───── Material ─────
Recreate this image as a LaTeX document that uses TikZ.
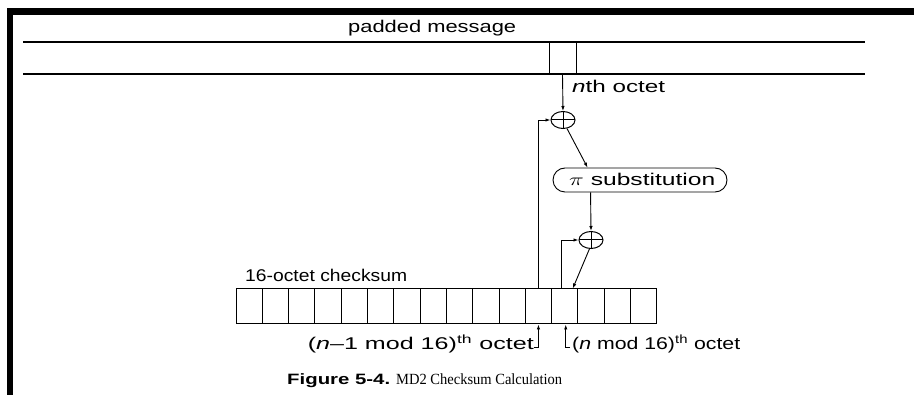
\documentclass[tikz,border=0pt]{standalone}
\usepackage{fontspec}
\setmainfont{Liberation Sans}
\newfontfamily\capserif{Liberation Serif}
\usetikzlibrary{arrows.meta,shapes.geometric,calc}
\newcommand\fitw[2]{\resizebox{#1}{\height}{#2}}
\tikzset{
  ln/.style={line width=1.1pt},
  conn/.style={line width=0.9pt,-{Latex[length=5pt,width=3.5pt]}},
  txt/.style={inner sep=0pt,font=\fontsize{17}{20}\selectfont},
  xorsym/.style={ellipse,draw,line width=1pt,inner sep=0pt,minimum width=24pt,minimum height=17pt,
    path picture={\draw[line width=1pt] (path picture bounding box.north) -- (path picture bounding box.south)
      (path picture bounding box.west) -- (path picture bounding box.east);}},
  cell/.style={rectangle,draw,line width=1pt,inner sep=0pt,minimum width=26.3pt,minimum height=35pt},
  subst/.style={rectangle,draw,line width=0.9pt,rounded corners=12pt,inner sep=0pt,minimum width=174pt,minimum height=24pt},
}
\begin{document}
\begin{tikzpicture}[x=1pt,y=-1pt]
\useasboundingbox (0,0) rectangle (914,395);
% frame
\fill[black] (7,8) rectangle (914,15);
\fill[black] (7,8) rectangle (13,395);
% padded message
\coordinate (mtl) at (23,42);
\coordinate (mtr) at (865,42);
\coordinate (mbl) at (23,74);
\coordinate (mbr) at (865,74);
\draw[ln] (mtl) -- (mtr);
\draw[ln] (mbl) -- (mbr);
\node[rectangle,draw,line width=1pt,inner sep=0pt,minimum width=27pt,minimum height=32pt] (oct) at (562.5,58) {};
\node[txt,anchor=base west] (pm) at (348,33) {\fitw{168pt}{padded message}};
\node[txt,anchor=base west] (nth) at (572,93) {\fitw{93pt}{\textit{n}th octet}};
% xor 1
\node[xorsym] (x1) at (563,120) {};
% substitution
\node[subst] (pi) at (640,180) {};
\node[txt,anchor=base west] (pit) at (569,186) {\fitw{146pt}{$\pi$ substitution}};
% xor 2
\node[xorsym] (x2) at (591,240) {};
% checksum
\foreach \i in {1,...,16} {
  \node[cell] (c\i) at ({236+26.3*(\i-0.5)},306.5) {};
}
\node[txt,anchor=base west] (cs) at (245,282) {\fitw{162pt}{16-octet checksum}};
% labels
\node[txt,anchor=base east] (l1) at (534,350) {\fitw{226pt}{(\textit{n}–1 mod 16)\textsuperscript{th} octet}};
\node[txt,anchor=base west] (l2) at (572,350) {\fitw{168pt}{(\textit{n} mod 16)\textsuperscript{th} octet}};
% caption
\node[inner sep=0pt,anchor=base west] (fig) at (287,385) {\fitw{103pt}{\fontsize{15}{18}\selectfont\bfseries Figure 5-4.}};
\node[inner sep=0pt,anchor=base west] (cap) at (396,385) {\fitw{166pt}{\fontsize{15.5}{18}\selectfont\capserif MD2 Checksum Calculation}};
% connectors
\draw[conn] (oct.south) -- (x1.north);
\draw[conn] (c12.north) |- (x1.west);
\draw[conn] (x1.-65) -- ([xshift=35pt]pi.north west);
\draw[conn] ([xshift=38pt]pi.south west) -- (x2.north);
\draw[conn] ([xshift=-3pt]c13.north) |- (x2.west);
\draw[conn] (x2.-100) -- ([xshift=8pt]c13.north);
\draw[conn] ([yshift=-3pt]l1.east) -| (c12.south);
\draw[conn] ([yshift=-3pt,xshift=-2pt]l2.west) -| ([xshift=1pt]c13.south);
\end{tikzpicture}
\end{document}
─────
§ Problem details
Return all of the data exactly as written, and drop the pictures.

§ Right answer
Recreate this image as a LaTeX document that uses TikZ.
\documentclass[tikz,border=0pt]{standalone}
\usepackage{fontspec}
\setmainfont{Liberation Sans}
\newfontfamily\capserif{Liberation Serif}
\usetikzlibrary{arrows.meta,shapes.geometric,calc}
\newcommand\fitw[2]{\resizebox{#1}{\height}{#2}}
\tikzset{
  ln/.style={line width=1.1pt},
  conn/.style={line width=0.9pt,-{Latex[length=5pt,width=3.5pt]}},
  txt/.style={inner sep=0pt,font=\fontsize{17}{20}\selectfont},
  xorsym/.style={ellipse,draw,line width=1pt,inner sep=0pt,minimum width=24pt,minimum height=17pt,
    path picture={\draw[line width=1pt] (path picture bounding box.north) -- (path picture bounding box.south)
      (path picture bounding box.west) -- (path picture bounding box.east);}},
  cell/.style={rectangle,draw,line width=1pt,inner sep=0pt,minimum width=26.3pt,minimum height=35pt},
  subst/.style={rectangle,draw,line width=0.9pt,rounded corners=12pt,inner sep=0pt,minimum width=174pt,minimum height=24pt},
}
\begin{document}
\begin{tikzpicture}[x=1pt,y=-1pt]
\useasboundingbox (0,0) rectangle (914,395);
% frame
\fill[black] (7,8) rectangle (914,15);
\fill[black] (7,8) rectangle (13,395);
% padded message
\coordinate (mtl) at (23,42);
\coordinate (mtr) at (865,42);
\coordinate (mbl) at (23,74);
\coordinate (mbr) at (865,74);
\draw[ln] (mtl) -- (mtr);
\draw[ln] (mbl) -- (mbr);
\node[rectangle,draw,line width=1pt,inner sep=0pt,minimum width=27pt,minimum height=32pt] (oct) at (562.5,58) {};
\node[txt,anchor=base west] (pm) at (348,33) {\fitw{168pt}{padded message}};
\node[txt,anchor=base west] (nth) at (572,93) {\fitw{93pt}{\textit{n}th octet}};
% xor 1
\node[xorsym] (x1) at (563,120) {};
% substitution
\node[subst] (pi) at (640,180) {};
\node[txt,anchor=base west] (pit) at (569,186) {\fitw{146pt}{$\pi$ substitution}};
% xor 2
\node[xorsym] (x2) at (591,240) {};
% checksum
\foreach \i in {1,...,16} {
  \node[cell] (c\i) at ({236+26.3*(\i-0.5)},306.5) {};
}
\node[txt,anchor=base west] (cs) at (245,282) {\fitw{162pt}{16-octet checksum}};
% labels
\node[txt,anchor=base east] (l1) at (534,350) {\fitw{226pt}{(\textit{n}–1 mod 16)\textsuperscript{th} octet}};
\node[txt,anchor=base west] (l2) at (572,350) {\fitw{168pt}{(\textit{n} mod 16)\textsuperscript{th} octet}};
% caption
\node[inner sep=0pt,anchor=base west] (fig) at (287,385) {\fitw{103pt}{\fontsize{15}{18}\selectfont\bfseries Figure 5-4.}};
\node[inner sep=0pt,anchor=base west] (cap) at (396,385) {\fitw{166pt}{\fontsize{15.5}{18}\selectfont\capserif MD2 Checksum Calculation}};
% connectors
\draw[conn] (oct.south) -- (x1.north);
\draw[conn] (c12.north) |- (x1.west);
\draw[conn] (x1.-65) -- ([xshift=35pt]pi.north west);
\draw[conn] ([xshift=38pt]pi.south west) -- (x2.north);
\draw[conn] ([xshift=-3pt]c13.north) |- (x2.west);
\draw[conn] (x2.-100) -- ([xshift=8pt]c13.north);
\draw[conn] ([yshift=-3pt]l1.east) -| (c12.south);
\draw[conn] ([yshift=-3pt,xshift=-2pt]l2.west) -| ([xshift=1pt]c13.south);
\end{tikzpicture}
\end{document}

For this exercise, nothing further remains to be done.